Hey good for you! I have always wanted to stand up to someone like you did. However, I usually don’t say anything but still feel like everyone expects me to do something.. so I clean up after the litterer. I don’t think I gain as much respect as the person who confronts the litterer… but its something!!
I actually think cleaning up after the litterer is the way to go. After the high school punks got off, I picked up their trash and threw it away at the T stop, and a random person actually stopped me and told me that was nice.
I mean, it felt better to confront the dang litterer and I hoped he’d change his action, but I think people feel too affronted to change their behavior when you talk to them on the T. Plus, when I was thinking about it, I asked myself which was more important: proving my point to the jerkface, or making sure there’s one less thing for the cleaning service to take care of? I mean, honestly. It’s not like these trains are cleaned by robots!
ARGH now I’m angry at the jerkface all over again!!!
The only thing worse than the park street school crew is the Brighton High crew. Oh. My. God. One of my townie regulars is a custodian there. He says the rival girl gangs throw used tampons at the ceiling in the bathroom, in hopes that they will fall onto oncoming girls. He mentioned that he thought they were bats one day.
At least that shit isn’t on the T, right?
omg. omg. omg.
That is the worst thing I’ve ever heard.
Man, when I was in high school my idea of rebellious was, like, copying lines of poetry in pencil on the bathroom stall.
@Rebel Mel EWWWWWW That is the worst thing I have EVER heard!
My idea of rebellious in high school was saying “I don’t know” when the teacher asked me a question that I well, /didn’t know/ the answer to.

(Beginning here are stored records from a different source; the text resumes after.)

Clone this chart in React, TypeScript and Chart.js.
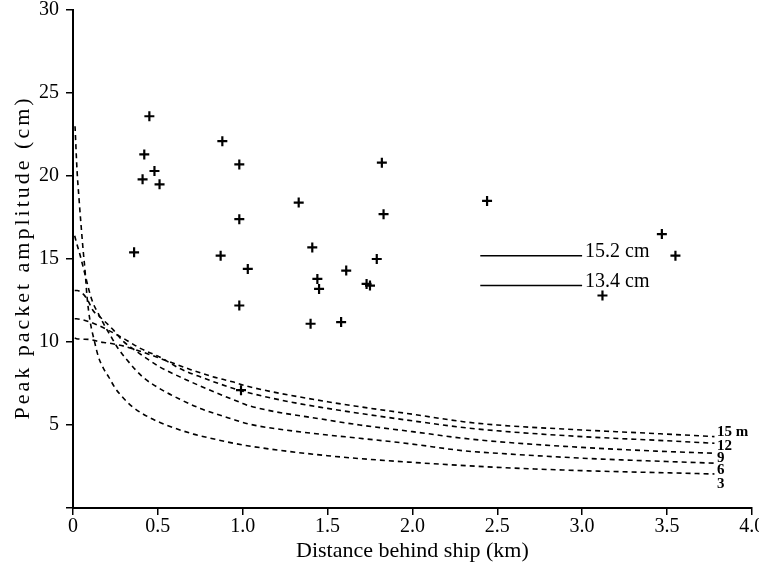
import React, { useEffect, useRef } from 'react';
import { Chart, registerables } from 'chart.js';

Chart.register(...registerables);

// ---- Data ----
const xTickValues = [0, 0.5, 1.0, 1.5, 2.0, 2.5, 3.0, 3.5, 4.0];
const yTickValues = [0, 5, 10, 15, 20, 25, 30];

const xTitle = 'Distance behind ship (km)';
const yTitle = 'Peak packet amplitude (cm)';

const curveNames = ['3', '6', '9', '12', '15 m'];

const x3 = [0.012, 0.024, 0.035, 0.047, 0.06, 0.071, 0.083, 0.1, 0.125, 0.15, 0.18, 0.21, 0.25, 0.29, 0.35, 0.45, 0.55, 0.71, 0.79, 1.0, 1.5, 2.0, 2.5, 3.0, 3.5, 3.78];
const y3 = [23.0, 20.3, 18.7, 17.1, 15.5, 14.3, 12.7, 11.3, 10.1, 9.1, 8.4, 7.9, 7.2, 6.7, 6.1, 5.45, 5.0, 4.45, 4.25, 3.8, 3.15, 2.75, 2.45, 2.25, 2.12, 2.05];

const x6 = [0.01, 0.02, 0.04, 0.06, 0.08, 0.1, 0.12, 0.15, 0.18, 0.22, 0.26, 0.32, 0.41, 0.51, 0.63, 0.75, 0.94, 1.04, 1.25, 1.5, 1.69, 2.0, 2.3, 2.5, 3.0, 3.5, 3.78];
const y6 = [16.4, 16.0, 15.3, 14.5, 13.7, 12.9, 12.3, 11.7, 11.1, 10.4, 9.7, 8.9, 7.9, 7.2, 6.55, 6.0, 5.35, 5.05, 4.7, 4.4, 4.2, 3.85, 3.45, 3.3, 3.0, 2.8, 2.7];

const x9 = [0.01, 0.024, 0.059, 0.088, 0.118, 0.16, 0.24, 0.29, 0.38, 0.45, 0.51, 0.63, 0.75, 1.0, 1.04, 1.5, 1.69, 2.0, 2.3, 2.5, 3.0, 3.5, 3.78];
const y9 = [13.1, 13.1, 12.9, 12.5, 11.9, 11.5, 10.7, 10.1, 9.4, 8.9, 8.5, 7.9, 7.35, 6.3, 6.15, 5.3, 5.0, 4.6, 4.2, 4.0, 3.65, 3.4, 3.3];

const x12 = [0.01, 0.02, 0.05, 0.1, 0.15, 0.2, 0.3, 0.4, 0.51, 0.63, 0.75, 0.98, 1.25, 1.5, 1.69, 2.0, 2.3, 2.5, 3.0, 3.5, 3.78];
const y12 = [11.4, 11.4, 11.35, 11.2, 11.0, 10.75, 10.2, 9.6, 9.1, 8.4, 7.9, 7.1, 6.45, 6.0, 5.7, 5.25, 4.85, 4.65, 4.3, 4.05, 3.9];

const x15 = [0.01, 0.02, 0.1, 0.16, 0.2, 0.3, 0.45, 0.57, 0.69, 0.81, 0.94, 1.04, 1.5, 1.69, 2.0, 2.3, 2.5, 3.0, 3.5, 3.78];
const y15 = [10.25, 10.2, 10.15, 10.0, 9.95, 9.75, 9.25, 8.8, 8.35, 7.95, 7.6, 7.3, 6.4, 6.1, 5.65, 5.2, 5.0, 4.7, 4.45, 4.3];

const obsX = [0.45, 0.42, 0.48, 0.41, 0.51, 0.36, 0.88, 0.98, 0.98, 0.87, 1.03, 0.98, 0.99, 1.33, 1.41, 1.44, 1.45, 1.40, 1.61, 1.58, 1.73, 1.75, 1.79, 1.82, 1.83, 2.44, 3.12, 3.47, 3.55];
const obsY = [23.6, 21.3, 20.3, 19.8, 19.5, 15.4, 22.1, 20.7, 17.4, 15.2, 14.4, 12.2, 7.1, 18.4, 15.7, 13.8, 13.2, 11.1, 14.3, 11.2, 13.5, 13.4, 15.0, 20.8, 17.7, 18.5, 12.8, 16.5, 15.2];

const refLabels = ['15.2 cm', '13.4 cm'];
const refValues = [15.2, 13.4];
const refXStart = 2.4;
const refXEnd = 3.0;

const FONT = '"Liberation Serif", "DejaVu Serif", serif';

const zip = (xs: number[], ys: number[]) => xs.map((x, i) => ({ x, y: ys[i] }));

const curveX = [x3, x6, x9, x12, x15];
const curveY = [y3, y6, y9, y12, y15];
const labelDy = [10, 7, 5, 3, -4];

const textPlugin = {
  id: 'textLabels',
  afterDatasetsDraw(chart: any) {
    const { ctx, scales, chartArea } = chart;
    const xs = scales.x;
    const ys = scales.y;
    ctx.save();
    ctx.fillStyle = '#000';
    // curve labels
    ctx.font = `bold 15px ${FONT}`;
    ctx.textAlign = 'left';
    ctx.textBaseline = 'middle';
    curveNames.forEach((name, i) => {
      const yv = curveY[i][curveY[i].length - 1];
      const px = xs.getPixelForValue(3.795);
      const py = ys.getPixelForValue(yv) + labelDy[i];
      ctx.fillText(name, px, py);
    });
    // reference line labels
    ctx.font = `20px ${FONT}`;
    ctx.textBaseline = 'alphabetic';
    refLabels.forEach((t, i) => {
      const px = xs.getPixelForValue(refXEnd) + 3;
      const py = ys.getPixelForValue(refValues[i]) + 1;
      ctx.fillText(t, px, py);
    });
    ctx.restore();

    // y axis title (letter-spaced, rotated)
    ctx.save();
    ctx.font = `22px ${FONT}`;
    ctx.fillStyle = '#000';
    const spacing = 3;
    try {
      (ctx as any).letterSpacing = `${spacing}px`;
    } catch (e) {}
    const w = ctx.measureText(yTitle).width - spacing;
    const cy = (chartArea.top + chartArea.bottom) / 2;
    ctx.translate(23, cy);
    ctx.rotate(-Math.PI / 2);
    ctx.textAlign = 'left';
    ctx.textBaseline = 'middle';
    ctx.fillText(yTitle, -w / 2, 0);
    ctx.restore();
  },
};

export default function App() {
  const ref = useRef<HTMLCanvasElement | null>(null);

  useEffect(() => {
    if (!ref.current) return;
    const curveDatasets = curveX.map((xs, i) => ({
      type: 'line' as const,
      label: curveNames[i],
      data: zip(xs, curveY[i]),
      borderColor: '#000',
      borderWidth: 1.6,
      borderDash: [5, 4],
      pointRadius: 0,
      fill: false,
      cubicInterpolationMode: 'monotone' as const,
    }));
    const refDatasets = refValues.map((v, i) => ({
      type: 'line' as const,
      label: refLabels[i],
      data: [
        { x: refXStart, y: v },
        { x: refXEnd, y: v },
      ],
      borderColor: '#000',
      borderWidth: 1.4,
      pointRadius: 0,
      fill: false,
    }));
    const chart = new Chart(ref.current, {
      type: 'scatter',
      data: {
        datasets: [
          ...curveDatasets,
          ...refDatasets,
          {
            type: 'scatter' as const,
            label: 'observed',
            data: zip(obsX, obsY),
            pointStyle: 'cross',
            pointRadius: 5,
            borderWidth: 2.2,
            borderColor: '#000',
            backgroundColor: '#000',
          },
        ] as any,
      },
      options: {
        responsive: false,
        animation: false,
        events: [],
        layout: { padding: { left: 0, top: 10, right: 7, bottom: 0 } },
        plugins: {
          legend: { display: false },
          tooltip: { enabled: false },
        },
        scales: {
          x: {
            type: 'linear',
            min: 0,
            max: 4,
            afterBuildTicks: (s: any) => {
              s.ticks = xTickValues.map((v) => ({ value: v }));
            },
            afterFit: (s: any) => {
              s.height = 68;
              s.paddingLeft = 0;
              s.paddingRight = 0;
            },
            ticks: {
              color: '#000',
              font: { family: FONT, size: 20 },
              padding: 0,
              maxRotation: 0,
              autoSkip: false,
              callback: (v: any) => (Number(v) === 0 ? '0' : Number(v).toFixed(1)),
            },
            grid: { drawOnChartArea: false, drawTicks: true, tickLength: 7, color: '#000', lineWidth: 1.5 },
            border: { display: true, color: '#000', width: 2 },
            title: {
              display: true,
              text: xTitle,
              color: '#000',
              font: { family: FONT, size: 22 },
              padding: { top: 0, bottom: 12 },
            },
          },
          y: {
            type: 'linear',
            min: 0,
            max: 30,
            afterBuildTicks: (s: any) => {
              s.ticks = yTickValues.map((v) => ({ value: v }));
            },
            afterFit: (s: any) => {
              s.width = 73;
              s.paddingTop = 0;
              s.paddingBottom = 0;
            },
            ticks: {
              color: '#000',
              font: { family: FONT, size: 20 },
              padding: 7,
              autoSkip: false,
              callback: (v: any) => (Number(v) === 0 ? '' : String(v)),
            },
            grid: { drawOnChartArea: false, drawTicks: true, tickLength: 7, color: '#000', lineWidth: 1.5 },
            border: { display: true, color: '#000', width: 2 },
            title: { display: false },
          },
        },
      },
      plugins: [textPlugin],
    });
    return () => chart.destroy();
  }, []);

  return (
    <div style={{ position: 'fixed', left: 0, top: 0, width: 759, height: 576, background: '#fff' }}>
      <canvas ref={ref} width={759} height={576} style={{ display: 'block' }} />
    </div>
  );
}
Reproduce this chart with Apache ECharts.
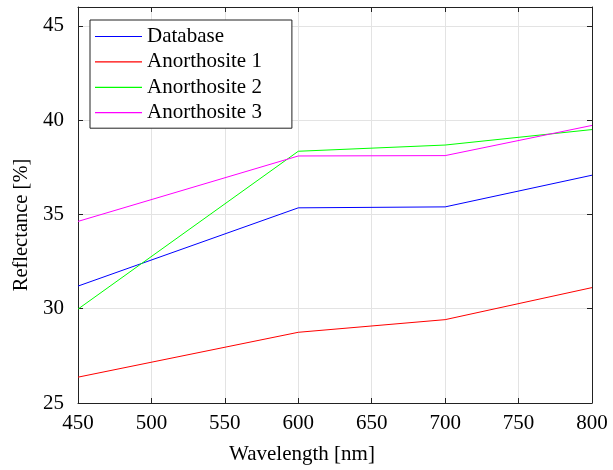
<!DOCTYPE html>
<html>
<head>
<meta charset="utf-8">
<script src="https://cdn.jsdelivr.net/npm/echarts@6/dist/echarts.min.js"></script>
<style>html,body{margin:0;padding:0;background:#fff}#c{width:613px;height:470px}</style>
</head>
<body>
<div id="c"></div>
<script>
const wavelengths = [450, 600, 700, 800];
const database = [31.2, 35.35, 35.4, 37.08];
const anorthosite1 = [26.37, 28.75, 29.42, 31.12];
const anorthosite2 = [29.98, 38.35, 38.68, 39.5];
const anorthosite3 = [34.63, 38.1, 38.12, 39.72];
const seriesNames = ['Database', 'Anorthosite 1', 'Anorthosite 2', 'Anorthosite 3'];
const seriesColors = ['#0000ff', '#ff0000', '#00ff00', '#ff00ff'];
const seriesValues = [database, anorthosite1, anorthosite2, anorthosite3];

const font = 'Liberation Serif';
const chart = echarts.init(document.getElementById('c'), null, {renderer: 'canvas'});
const axisLine = {show: true, lineStyle: {color: '#222', width: 1}};
const tick = {show: true, inside: true, length: 5, lineStyle: {color: '#222'}};
chart.setOption({
  animation: false,
  backgroundColor: '#fff',
  grid: {left: 78, right: 21, top: 7, bottom: 65, containLabel: false},
  legend: {
    left: 90, top: 20, orient: 'vertical',
    icon: 'rect', itemWidth: 47, itemHeight: 1.2, itemGap: 4.4,
    padding: [6, 30, 5, 5],
    borderColor: '#222', borderWidth: 1, backgroundColor: '#fff',
    textStyle: {fontFamily: font, fontSize: 21, color: '#000', lineHeight: 21},
    data: seriesNames
  },
  xAxis: [{
    type: 'value', min: 450, max: 800, interval: 50,
    name: 'Wavelength [nm]', nameLocation: 'middle', nameGap: 41,
    nameTextStyle: {fontFamily: font, fontSize: 21, color: '#000', padding: [0, 66, 0, 0]},
    axisLine: axisLine, axisTick: tick,
    axisLabel: {fontFamily: font, fontSize: 21, color: '#000', margin: 10},
    splitLine: {show: true, lineStyle: {color: '#e3e3e3', width: 1}}
  }, {
    type: 'value', position: 'top', min: 450, max: 800, interval: 50,
    axisLine: axisLine, axisTick: tick, axisLabel: {show: false}, splitLine: {show: false}
  }],
  yAxis: [{
    type: 'value', min: 25, max: 46, interval: 5,
    name: 'Reflectance [%]', nameLocation: 'middle', nameGap: 44,
    nameTextStyle: {fontFamily: font, fontSize: 20.5, color: '#000', padding: [0, 40, 0, 0]},
    axisLine: axisLine, axisTick: tick,
    axisLabel: {fontFamily: font, fontSize: 21, color: '#000', margin: 14,
      formatter: v => (v % 5 === 0 ? String(v) : '')},
    splitLine: {show: true, lineStyle: {color: '#e3e3e3', width: 1}}
  }, {
    type: 'value', position: 'right', min: 25, max: 46, interval: 5,
    axisLine: axisLine, axisTick: tick, axisLabel: {show: false}, splitLine: {show: false}
  }],
  series: seriesNames.map((n, i) => ({
    name: n, type: 'line', symbol: 'none', color: seriesColors[i],
    lineStyle: {width: 1, color: seriesColors[i]},
    data: wavelengths.map((w, j) => [w, seriesValues[i][j]])
  }))
});
</script>
</body>
</html>
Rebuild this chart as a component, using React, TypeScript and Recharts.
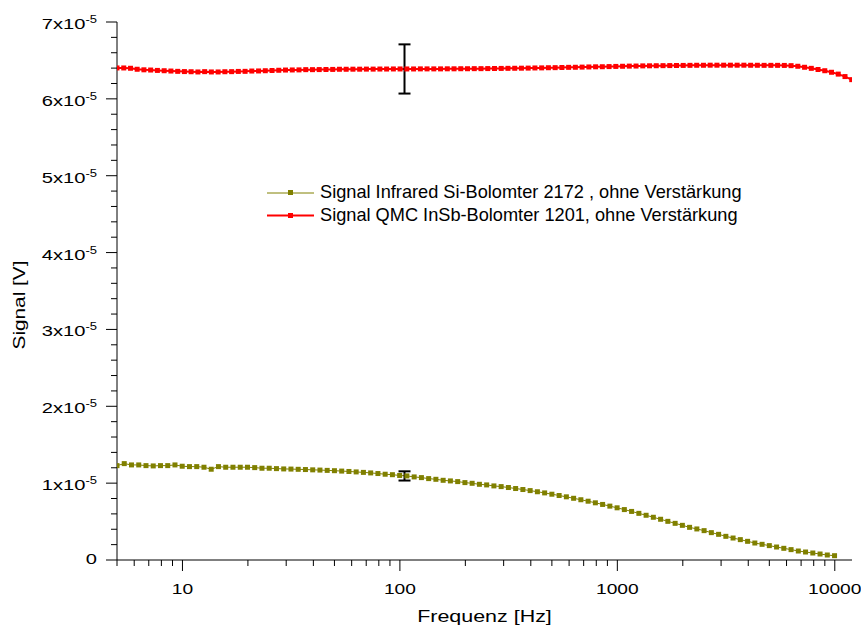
import React from 'react';
import { ComposedChart, Line, Scatter, ErrorBar, XAxis, YAxis, Legend } from 'recharts';

// Frequencies (Hz) of the Si-bolometer sweep
const freqGreen = [
  5, 5.399, 5.829, 6.294, 6.796, 7.338, 7.924, 8.556, 9.238, 9.975,
  10.77, 11.63, 12.56, 13.56, 14.64, 15.81, 17.07, 18.44, 19.91, 21.49,
  23.21, 25.06, 27.06, 29.22, 31.55, 34.06, 36.78, 39.72, 42.89, 46.31,
  50, 53.99, 58.29, 62.94, 67.96, 73.38, 79.24, 85.56, 92.38, 99.75,
  107.7, 116.3, 125.6, 135.6, 146.4, 158.1, 170.7, 184.4, 199.1, 214.9,
  232.1, 250.6, 270.6, 292.2, 315.5, 340.6, 367.8, 397.2, 428.9, 463.1,
  500, 539.9, 582.9, 629.4, 679.6, 733.8, 792.4, 855.6, 923.8, 997.5,
  1077, 1163, 1256, 1356, 1464, 1581, 1707, 1844, 1991, 2149,
  2321, 2506, 2706, 2922, 3155, 3406, 3678, 3972, 4289, 4631,
  5000, 5399, 5829, 6294, 6796, 7338, 7924, 8556, 9238, 9975,
];
// Signal, in units of 1e-5 V
const sigGreen = [
  1.228, 1.254, 1.237, 1.237, 1.228, 1.224, 1.228, 1.228, 1.237, 1.220,
  1.215, 1.215, 1.207, 1.181, 1.215, 1.207, 1.207, 1.207, 1.207, 1.202,
  1.194, 1.194, 1.189, 1.185, 1.183, 1.180, 1.177, 1.173, 1.170, 1.166,
  1.162, 1.157, 1.152, 1.146, 1.140, 1.133, 1.125, 1.116, 1.110, 1.100,
  1.094, 1.081, 1.072, 1.059, 1.050, 1.037, 1.029, 1.020, 1.007, 0.998,
  0.985, 0.977, 0.964, 0.955, 0.943, 0.930, 0.917, 0.903, 0.888, 0.873,
  0.856, 0.839, 0.822, 0.803, 0.784, 0.765, 0.744, 0.723, 0.701, 0.679,
  0.656, 0.632, 0.607, 0.582, 0.556, 0.530, 0.503, 0.477, 0.451, 0.425,
  0.404, 0.382, 0.356, 0.334, 0.308, 0.286, 0.265, 0.243, 0.221, 0.204,
  0.187, 0.169, 0.152, 0.135, 0.117, 0.104, 0.091, 0.078, 0.065, 0.056,
];

// Frequencies (Hz) of the InSb-bolometer sweep
const freqRed = [
  5, 5.37, 5.77, 6.19, 6.65, 7.14, 7.67, 8.24, 8.85, 9.51,
  10.21, 10.96, 11.78, 12.65, 13.58, 14.59, 15.67, 16.83, 18.07, 19.41,
  20.84, 22.39, 24.04, 25.82, 27.73, 29.78, 31.99, 34.35, 36.9, 39.63,
  42.56, 45.71, 49.09, 52.72, 56.62, 60.81, 65.31, 70.14, 75.33, 80.91,
  86.89, 93.32, 100.2, 107.6, 115.6, 124.2, 133.3, 143.2, 153.8, 165.2,
  177.4, 190.5, 204.6, 219.8, 236, 253.5, 272.3, 292.4, 314, 337.3,
  362.2, 389, 417.8, 448.7, 481.9, 517.6, 555.9, 597, 641.2, 688.6,
  739.6, 794.3, 853, 916.2, 983.9, 1057, 1135, 1219, 1309, 1406,
  1510, 1622, 1742, 1871, 2009, 2158, 2317, 2489, 2673, 2871,
  3083, 3311, 3556, 3819, 4102, 4405, 4731, 5081, 5457, 5861,
  6295, 6761, 7261, 7798, 8375, 8995, 9660, 10375, 11142, 11966,
];
const sigRed = [
  6.402, 6.402, 6.398, 6.385, 6.378, 6.375, 6.370, 6.366, 6.362, 6.358,
  6.355, 6.353, 6.350, 6.354, 6.350, 6.350, 6.353, 6.354, 6.357, 6.358,
  6.362, 6.363, 6.366, 6.369, 6.372, 6.375, 6.376, 6.377, 6.380, 6.380,
  6.381, 6.382, 6.383, 6.385, 6.385, 6.386, 6.386, 6.387, 6.387, 6.388,
  6.388, 6.389, 6.389, 6.389, 6.389, 6.390, 6.390, 6.390, 6.390, 6.391,
  6.391, 6.392, 6.392, 6.393, 6.393, 6.394, 6.395, 6.396, 6.397, 6.398,
  6.399, 6.400, 6.402, 6.403, 6.405, 6.406, 6.408, 6.410, 6.411, 6.413,
  6.415, 6.417, 6.418, 6.420, 6.422, 6.424, 6.426, 6.427, 6.429, 6.430,
  6.431, 6.432, 6.433, 6.434, 6.435, 6.436, 6.437, 6.437, 6.438, 6.438,
  6.438, 6.438, 6.438, 6.438, 6.437, 6.437, 6.436, 6.436, 6.436, 6.435,
  6.432, 6.424, 6.411, 6.397, 6.382, 6.366, 6.346, 6.322, 6.290, 6.250,
];

// Error bars (one per series)
const errFreq = [105];
const errRedCenter = [6.389];
const errRedHalf = [0.32];
const errGreenCenter = [1.094];
const errGreenHalf = [0.06];

// Axis ticks
const xMajorTicks = [10, 100, 1000, 10000];
const xMajorLabels = ['10', '100', '1000', '10000'];
const xMinorTicks = [
  5, 6, 7, 8, 9,
  20, 30, 40, 50, 60, 70, 80, 90,
  200, 300, 400, 500, 600, 700, 800, 900,
  2000, 3000, 4000, 5000, 6000, 7000, 8000, 9000,
];
const yMajorTicks = [0, 1, 2, 3, 4, 5, 6, 7];
const yMajorLabels = ['0', '1x10', '2x10', '3x10', '4x10', '5x10', '6x10', '7x10'];
const yExponent = '-5';
const yMinorTicks = [
  0.2, 0.4, 0.6, 0.8, 1.2, 1.4, 1.6, 1.8, 2.2, 2.4, 2.6, 2.8,
  3.2, 3.4, 3.6, 3.8, 4.2, 4.4, 4.6, 4.8, 5.2, 5.4, 5.6, 5.8, 6.2, 6.4, 6.6, 6.8,
];

const seriesNames = [
  'Signal Infrared Si-Bolomter 2172 , ohne Verstärkung',
  'Signal QMC InSb-Bolomter 1201, ohne Verstärkung',
];
const GREEN = '#808000';
const RED = '#ff0000';
const FONT = '"Liberation Sans", Arial, Helvetica, sans-serif';

const greenData = freqGreen.map((f, i) => ({ f, v: sigGreen[i] }));
const redData = freqRed.map((f, i) => ({ f, v: sigRed[i] }));
const errRedData = errFreq.map((f, i) => ({ f, v: errRedCenter[i], e: errRedHalf[i] }));
const errGreenData = errFreq.map((f, i) => ({ f, v: errGreenCenter[i], e: errGreenHalf[i] }));

const xTicks = [...xMinorTicks, ...xMajorTicks].sort((a, b) => a - b);
const yTicks = [...yMinorTicks, ...yMajorTicks].sort((a, b) => a - b);

const XTick = (props: any) => {
  const { x, y, payload } = props;
  const idx = xMajorTicks.indexOf(payload.value);
  const major = idx >= 0;
  return (
    <g>
      <line x1={x} y1={y} x2={x} y2={y + (major ? 11 : 6)} stroke="#000" strokeWidth={1} />
      {major && (
        <text
          transform={`translate(${x},${y + 34}) scale(1.24,1)`}
          textAnchor="middle"
          fontSize={15.5}
          fontFamily={FONT}
          fill="#000"
        >
          {xMajorLabels[idx]}
        </text>
      )}
    </g>
  );
};

const YTick = (props: any) => {
  const { x, y, payload } = props;
  const idx = yMajorTicks.indexOf(payload.value);
  const major = idx >= 0;
  return (
    <g>
      <line x1={x} y1={y} x2={x - (major ? 11 : 6)} y2={y} stroke="#000" strokeWidth={1} />
      {major && idx === 0 && (
        <text
          transform={`translate(${x - 20},${y + 4}) scale(1.3,1)`}
          textAnchor="end"
          fontSize={15.5}
          fontFamily={FONT}
          fill="#000"
        >
          {yMajorLabels[idx]}
        </text>
      )}
      {major && idx > 0 && (
        <text
          transform={`translate(${x - 20},${y + 7}) scale(1.3,1)`}
          textAnchor="end"
          fontSize={15.5}
          fontFamily={FONT}
          fill="#000"
        >
          {yMajorLabels[idx]}
          <tspan dy={-6} fontSize={10}>{yExponent}</tspan>
        </text>
      )}
    </g>
  );
};

const square = (color: string) => (p: any) => {
  if (p.cx == null || p.cy == null) return <g key={`e${p.index}`} />;
  return (
    <rect key={`d${p.index}`} x={p.cx - 2.5} y={p.cy - 2.5} width={5} height={5} fill={color} />
  );
};

const XTitle = (props: any) => {
  const vb = props.viewBox || { x: 117, y: 560, width: 735, height: 70 };
  return (
    <text
      transform={`translate(${vb.x + vb.width / 2},${vb.y + 62}) scale(1.3,1)`}
      textAnchor="middle"
      fontSize={16.5}
      fontFamily={FONT}
      fill="#000"
    >
      Frequenz [Hz]
    </text>
  );
};

const YTitle = (props: any) => {
  const vb = props.viewBox || { x: 0, y: 22, width: 117, height: 538 };
  return (
    <text
      transform={`translate(${vb.x + 24.5},${vb.y + vb.height / 2 + 14}) rotate(-90) scale(1.3,1)`}
      textAnchor="middle"
      fontSize={16}
      fontFamily={FONT}
      fill="#000"
    >
      Signal [V]
    </text>
  );
};

const renderLegend = () => (
  <div style={{ fontFamily: FONT, fontSize: 18.2, color: '#000', lineHeight: '23px' }}>
    {seriesNames.map((name, i) => {
      const color = i === 0 ? GREEN : RED;
      return (
        <div key={name} style={{ display: 'flex', alignItems: 'center', height: 23, whiteSpace: 'nowrap' }}>
          <svg width={47} height={23} style={{ display: 'block' }}>
            <line
              x1={0}
              x2={47}
              y1={i === 0 ? 12 : 11.5}
              y2={i === 0 ? 12 : 11.5}
              stroke={color}
              strokeWidth={i === 0 ? 1 : 2}
            />
            <rect x={21} y={9} width={5} height={5} fill={color} />
          </svg>
          <span style={{ marginLeft: 6 }}>{name}</span>
        </div>
      );
    })}
  </div>
);

export default function App() {
  return (
    <div style={{ position: 'absolute', left: 0, top: 0, width: 861, height: 630, overflow: 'hidden' }}>
      <ComposedChart
        width={861}
        height={630}
        margin={{ top: 22, right: 9, left: 0, bottom: 0 }}
        style={{ fontFamily: FONT }}
      >
        <XAxis
          dataKey="f"
          type="number"
          scale="log"
          domain={[5, 12000]}
          allowDataOverflow
          ticks={xTicks}
          interval={0}
          tick={<XTick />}
          tickLine={false}
          tickSize={0}
          tickMargin={0}
          height={70}
          axisLine={{ stroke: '#000', strokeWidth: 1 }}
          label={{ content: <XTitle /> } as any}
        />
        <YAxis
          type="number"
          domain={[0, 7]}
          allowDataOverflow
          ticks={yTicks}
          interval={0}
          tick={<YTick />}
          tickLine={false}
          tickSize={0}
          tickMargin={0}
          width={117}
          axisLine={{ stroke: '#000', strokeWidth: 1 }}
          label={{ content: <YTitle /> } as any}
        />
        <Legend
          layout="vertical"
          align="center"
          verticalAlign="middle"
          wrapperStyle={{ left: 267, top: 180.5, bottom: 'auto', right: 'auto', width: 'auto' }}
          content={renderLegend}
        />
        <Line
          data={greenData}
          dataKey="v"
          name={seriesNames[0]}
          stroke={GREEN}
          strokeWidth={1}
          dot={square(GREEN)}
          activeDot={false}
          isAnimationActive={false}
        />
        <Line
          data={redData}
          dataKey="v"
          name={seriesNames[1]}
          stroke={RED}
          strokeWidth={2}
          dot={square(RED)}
          activeDot={false}
          isAnimationActive={false}
        />
        <Scatter data={errRedData} dataKey="v" shape={() => <g />} isAnimationActive={false} legendType="none">
          <ErrorBar dataKey="e" direction="y" width={6} stroke="#000" strokeWidth={2} isAnimationActive={false} />
        </Scatter>
        <Scatter data={errGreenData} dataKey="v" shape={() => <g />} isAnimationActive={false} legendType="none">
          <ErrorBar dataKey="e" direction="y" width={6} stroke="#000" strokeWidth={2} isAnimationActive={false} />
        </Scatter>
      </ComposedChart>
    </div>
  );
}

Hah. I personally barely went to high school. I figured that I wasn’t interested in most of my classes, so instead of being disruptive (by reading books that weren’t part of the syllabus. I seriously got in trouble for that, multiple times!) I opted to create my own adventures. Although, I never missed Creative Writing, Art, Photography, Chemistry, or any other science class, for that matter.